Entries with chart source code:
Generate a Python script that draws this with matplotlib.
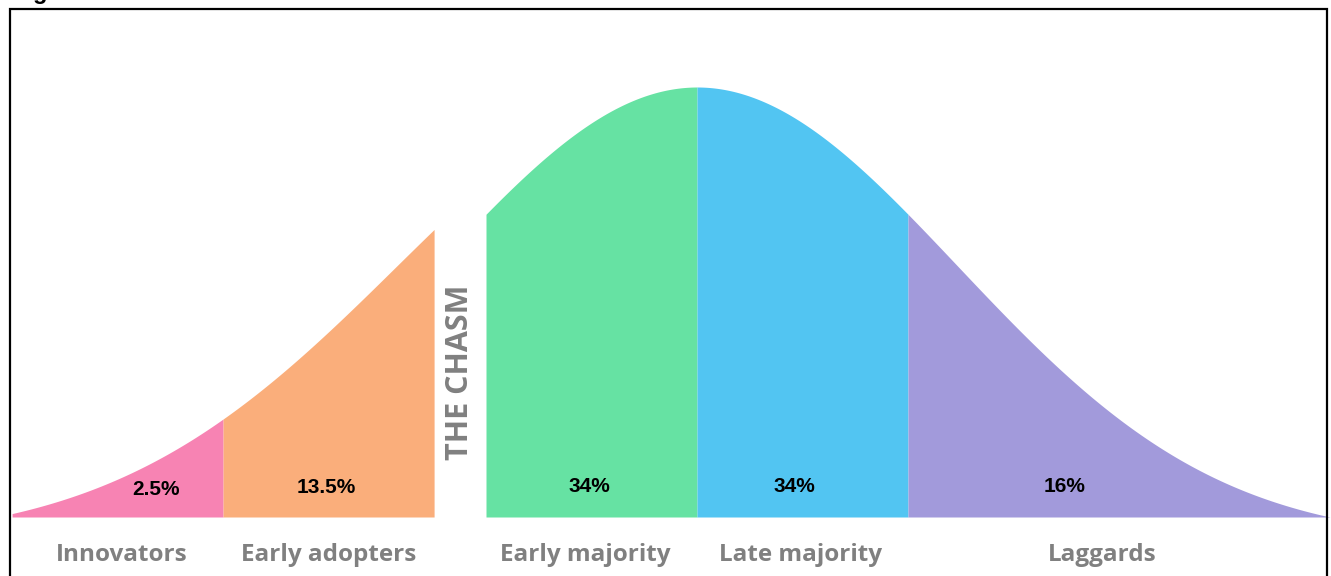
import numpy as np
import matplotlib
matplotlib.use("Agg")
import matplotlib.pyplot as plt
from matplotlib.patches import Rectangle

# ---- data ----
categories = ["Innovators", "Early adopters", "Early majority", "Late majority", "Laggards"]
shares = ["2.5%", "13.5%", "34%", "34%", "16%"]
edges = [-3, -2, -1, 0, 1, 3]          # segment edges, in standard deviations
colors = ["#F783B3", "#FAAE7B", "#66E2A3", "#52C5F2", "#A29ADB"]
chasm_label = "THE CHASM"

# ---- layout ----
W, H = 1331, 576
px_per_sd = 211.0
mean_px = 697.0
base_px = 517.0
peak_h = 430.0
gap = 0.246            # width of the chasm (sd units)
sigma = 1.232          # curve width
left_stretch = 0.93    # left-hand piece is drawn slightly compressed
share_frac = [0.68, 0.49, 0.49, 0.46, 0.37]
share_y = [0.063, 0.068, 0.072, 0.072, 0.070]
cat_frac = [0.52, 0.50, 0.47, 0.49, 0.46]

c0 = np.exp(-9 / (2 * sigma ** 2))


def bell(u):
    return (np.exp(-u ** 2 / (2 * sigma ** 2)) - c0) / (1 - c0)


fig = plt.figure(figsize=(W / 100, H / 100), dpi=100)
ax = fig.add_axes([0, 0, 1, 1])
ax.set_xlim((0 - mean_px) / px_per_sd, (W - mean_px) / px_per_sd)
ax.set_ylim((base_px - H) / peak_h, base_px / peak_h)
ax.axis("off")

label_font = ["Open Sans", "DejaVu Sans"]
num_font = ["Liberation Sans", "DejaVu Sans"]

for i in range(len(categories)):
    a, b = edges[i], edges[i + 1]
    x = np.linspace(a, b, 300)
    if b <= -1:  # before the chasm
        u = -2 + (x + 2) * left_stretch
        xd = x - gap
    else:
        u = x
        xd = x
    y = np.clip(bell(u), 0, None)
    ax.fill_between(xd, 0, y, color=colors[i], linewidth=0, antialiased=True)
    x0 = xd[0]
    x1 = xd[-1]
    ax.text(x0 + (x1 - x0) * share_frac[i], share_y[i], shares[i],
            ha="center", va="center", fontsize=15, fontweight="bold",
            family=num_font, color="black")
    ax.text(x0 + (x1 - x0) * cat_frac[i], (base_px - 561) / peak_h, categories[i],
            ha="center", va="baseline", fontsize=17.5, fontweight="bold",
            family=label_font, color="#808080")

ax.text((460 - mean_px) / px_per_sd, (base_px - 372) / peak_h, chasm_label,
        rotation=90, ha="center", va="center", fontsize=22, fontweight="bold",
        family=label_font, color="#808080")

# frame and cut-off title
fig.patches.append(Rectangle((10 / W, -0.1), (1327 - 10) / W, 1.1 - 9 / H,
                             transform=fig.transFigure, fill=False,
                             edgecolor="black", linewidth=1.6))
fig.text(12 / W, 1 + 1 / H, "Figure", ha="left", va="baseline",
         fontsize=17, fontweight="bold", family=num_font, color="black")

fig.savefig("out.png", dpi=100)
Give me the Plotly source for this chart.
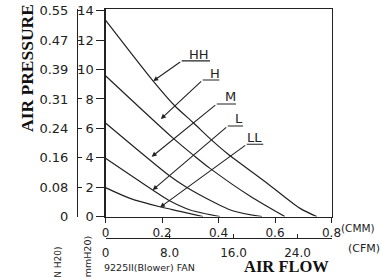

• Task statement:
Read through the data and copy every line where "matplotlib" shows up.

• Output for this task:
Generate a Python script that draws this with matplotlib.
import matplotlib
matplotlib.use("Agg")
import matplotlib.pyplot as plt
from matplotlib.patches import Rectangle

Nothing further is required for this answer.